# Jersey training



## Chris McDonald (May 29, 2008)

Does anyone know of any skilled helpers/ decoys for hire in the NJ area? Is there any dog training club/ group anyone knows of? As I said on here before I’m not a very experienced dog handler although I am slooowly improving. Im having a good time doing what I can with agility and have been working on some tracking. I finally have a few high school guys willing to spend a few hours here and there to lay a track for me for a few bucks. Although Quinn and I are getting better I would like to do it under the eye of more experienced people once in a while. Not looking for SCH or any specific discipline just looking for a group of people to work with or more experienced people to give me handler lessons or experienced decoys willing to work with me. Any of you SARS guys know any tracking groups or people? 

I may have to wait till Jeff gets to Jersey and starts to organize the state.


----------



## Howard Gaines III (Dec 26, 2007)

Chris where in Jersey are you? What do you want to do, work dogs or get yours worked? We have a new forum member from Jersey, check the bios...
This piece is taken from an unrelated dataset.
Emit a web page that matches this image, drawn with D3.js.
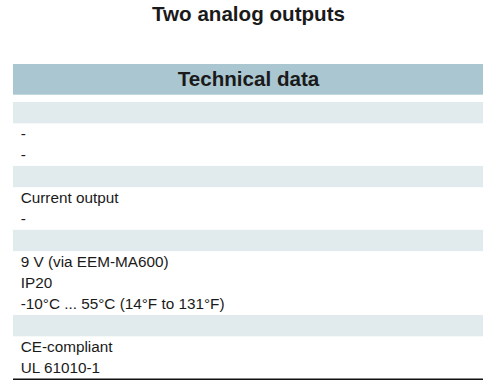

PM me and I can give you more information


----------



## Meghan Rabon (Feb 10, 2009)

Yes please post what part of NJ you're from. There are a lot of really great trainers in NJ! Just depends on how far you want to travel.


----------



## Howard Gaines III (Dec 26, 2007)

Chris got side tracked yesterday. You are also welcome to make a run to Delaware and see what we are doing. It's not sport Schutzhund but it might be something close to where you are living...


----------



## 2170 (Jan 10, 2008)

Give me a call 862-226-9179 I live in north Jersey, I can give you the contacts to many Good Trainrs and some good helpers. I train 3 sometimes 4 times a week ILl be more than happy to send you in their direction


----------